**TASK DIRECTIONS:** Output exactly the lines from the first one down to the line containing "const y=d3.scaleLinear().domain([-1000,1000]).range([B,T]);", inclusive.
+ + +
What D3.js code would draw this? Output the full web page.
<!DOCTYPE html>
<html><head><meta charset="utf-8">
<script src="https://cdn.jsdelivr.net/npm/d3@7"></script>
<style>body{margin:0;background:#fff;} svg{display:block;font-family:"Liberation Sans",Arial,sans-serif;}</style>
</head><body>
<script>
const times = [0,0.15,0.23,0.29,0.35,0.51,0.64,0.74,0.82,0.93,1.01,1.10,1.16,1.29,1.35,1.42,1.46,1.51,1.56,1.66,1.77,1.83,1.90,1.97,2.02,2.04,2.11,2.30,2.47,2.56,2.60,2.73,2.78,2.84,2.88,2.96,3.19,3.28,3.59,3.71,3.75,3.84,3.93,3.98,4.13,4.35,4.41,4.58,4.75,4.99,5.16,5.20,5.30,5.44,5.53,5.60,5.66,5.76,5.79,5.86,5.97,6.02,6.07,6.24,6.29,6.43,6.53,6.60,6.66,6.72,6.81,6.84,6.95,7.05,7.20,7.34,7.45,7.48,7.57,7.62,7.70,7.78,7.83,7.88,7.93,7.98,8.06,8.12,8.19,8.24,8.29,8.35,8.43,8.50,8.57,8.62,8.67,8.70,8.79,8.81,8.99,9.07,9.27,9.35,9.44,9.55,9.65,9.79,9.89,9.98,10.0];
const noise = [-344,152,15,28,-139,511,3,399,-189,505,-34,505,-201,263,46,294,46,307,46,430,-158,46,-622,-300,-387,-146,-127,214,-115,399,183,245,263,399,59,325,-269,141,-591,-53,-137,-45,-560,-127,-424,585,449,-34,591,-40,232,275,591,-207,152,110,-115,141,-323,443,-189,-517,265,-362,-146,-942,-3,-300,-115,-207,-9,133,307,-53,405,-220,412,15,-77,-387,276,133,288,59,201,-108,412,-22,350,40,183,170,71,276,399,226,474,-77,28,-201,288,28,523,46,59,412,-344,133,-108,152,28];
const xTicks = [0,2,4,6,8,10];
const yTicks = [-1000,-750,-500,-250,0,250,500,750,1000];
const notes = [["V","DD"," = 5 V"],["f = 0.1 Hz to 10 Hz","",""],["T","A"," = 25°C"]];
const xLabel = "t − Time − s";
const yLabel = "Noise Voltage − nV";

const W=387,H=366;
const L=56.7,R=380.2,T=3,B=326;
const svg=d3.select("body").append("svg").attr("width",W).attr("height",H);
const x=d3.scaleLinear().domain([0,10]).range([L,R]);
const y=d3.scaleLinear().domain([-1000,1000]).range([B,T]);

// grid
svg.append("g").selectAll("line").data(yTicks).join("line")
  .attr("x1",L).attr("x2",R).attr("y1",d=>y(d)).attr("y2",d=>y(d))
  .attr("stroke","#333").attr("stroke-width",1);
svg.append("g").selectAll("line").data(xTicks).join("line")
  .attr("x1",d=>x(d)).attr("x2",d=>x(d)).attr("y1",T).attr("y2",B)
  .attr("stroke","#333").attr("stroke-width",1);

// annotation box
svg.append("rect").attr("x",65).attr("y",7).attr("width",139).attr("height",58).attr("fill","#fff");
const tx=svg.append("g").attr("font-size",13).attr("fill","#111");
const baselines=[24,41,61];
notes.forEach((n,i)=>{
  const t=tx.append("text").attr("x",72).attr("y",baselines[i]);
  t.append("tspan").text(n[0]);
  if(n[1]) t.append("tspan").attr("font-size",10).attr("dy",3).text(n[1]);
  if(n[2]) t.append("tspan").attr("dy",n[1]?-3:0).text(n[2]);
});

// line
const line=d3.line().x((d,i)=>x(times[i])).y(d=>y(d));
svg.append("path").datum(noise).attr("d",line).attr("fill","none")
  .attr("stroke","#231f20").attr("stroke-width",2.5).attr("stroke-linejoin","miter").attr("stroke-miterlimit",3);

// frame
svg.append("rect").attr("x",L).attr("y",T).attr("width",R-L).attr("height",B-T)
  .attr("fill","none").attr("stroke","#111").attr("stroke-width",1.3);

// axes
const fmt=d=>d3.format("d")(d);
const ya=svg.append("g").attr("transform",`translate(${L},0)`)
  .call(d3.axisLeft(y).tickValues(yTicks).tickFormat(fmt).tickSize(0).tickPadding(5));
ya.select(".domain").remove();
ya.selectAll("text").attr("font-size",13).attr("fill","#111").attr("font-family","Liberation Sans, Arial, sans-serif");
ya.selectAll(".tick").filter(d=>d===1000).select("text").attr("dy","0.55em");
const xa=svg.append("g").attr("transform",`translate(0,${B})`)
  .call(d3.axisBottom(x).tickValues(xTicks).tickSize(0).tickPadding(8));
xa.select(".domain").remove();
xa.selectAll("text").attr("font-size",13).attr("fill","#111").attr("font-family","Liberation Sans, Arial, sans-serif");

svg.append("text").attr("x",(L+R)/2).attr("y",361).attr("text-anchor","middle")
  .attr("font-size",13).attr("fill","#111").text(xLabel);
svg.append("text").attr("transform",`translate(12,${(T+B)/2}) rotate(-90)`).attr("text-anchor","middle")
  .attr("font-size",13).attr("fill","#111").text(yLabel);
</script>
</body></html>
+ + +
**WORKED ANSWER:**
What D3.js code would draw this? Output the full web page.
<!DOCTYPE html>
<html><head><meta charset="utf-8">
<script src="https://cdn.jsdelivr.net/npm/d3@7"></script>
<style>body{margin:0;background:#fff;} svg{display:block;font-family:"Liberation Sans",Arial,sans-serif;}</style>
</head><body>
<script>
const times = [0,0.15,0.23,0.29,0.35,0.51,0.64,0.74,0.82,0.93,1.01,1.10,1.16,1.29,1.35,1.42,1.46,1.51,1.56,1.66,1.77,1.83,1.90,1.97,2.02,2.04,2.11,2.30,2.47,2.56,2.60,2.73,2.78,2.84,2.88,2.96,3.19,3.28,3.59,3.71,3.75,3.84,3.93,3.98,4.13,4.35,4.41,4.58,4.75,4.99,5.16,5.20,5.30,5.44,5.53,5.60,5.66,5.76,5.79,5.86,5.97,6.02,6.07,6.24,6.29,6.43,6.53,6.60,6.66,6.72,6.81,6.84,6.95,7.05,7.20,7.34,7.45,7.48,7.57,7.62,7.70,7.78,7.83,7.88,7.93,7.98,8.06,8.12,8.19,8.24,8.29,8.35,8.43,8.50,8.57,8.62,8.67,8.70,8.79,8.81,8.99,9.07,9.27,9.35,9.44,9.55,9.65,9.79,9.89,9.98,10.0];
const noise = [-344,152,15,28,-139,511,3,399,-189,505,-34,505,-201,263,46,294,46,307,46,430,-158,46,-622,-300,-387,-146,-127,214,-115,399,183,245,263,399,59,325,-269,141,-591,-53,-137,-45,-560,-127,-424,585,449,-34,591,-40,232,275,591,-207,152,110,-115,141,-323,443,-189,-517,265,-362,-146,-942,-3,-300,-115,-207,-9,133,307,-53,405,-220,412,15,-77,-387,276,133,288,59,201,-108,412,-22,350,40,183,170,71,276,399,226,474,-77,28,-201,288,28,523,46,59,412,-344,133,-108,152,28];
const xTicks = [0,2,4,6,8,10];
const yTicks = [-1000,-750,-500,-250,0,250,500,750,1000];
const notes = [["V","DD"," = 5 V"],["f = 0.1 Hz to 10 Hz","",""],["T","A"," = 25°C"]];
const xLabel = "t − Time − s";
const yLabel = "Noise Voltage − nV";

const W=387,H=366;
const L=56.7,R=380.2,T=3,B=326;
const svg=d3.select("body").append("svg").attr("width",W).attr("height",H);
const x=d3.scaleLinear().domain([0,10]).range([L,R]);
const y=d3.scaleLinear().domain([-1000,1000]).range([B,T]);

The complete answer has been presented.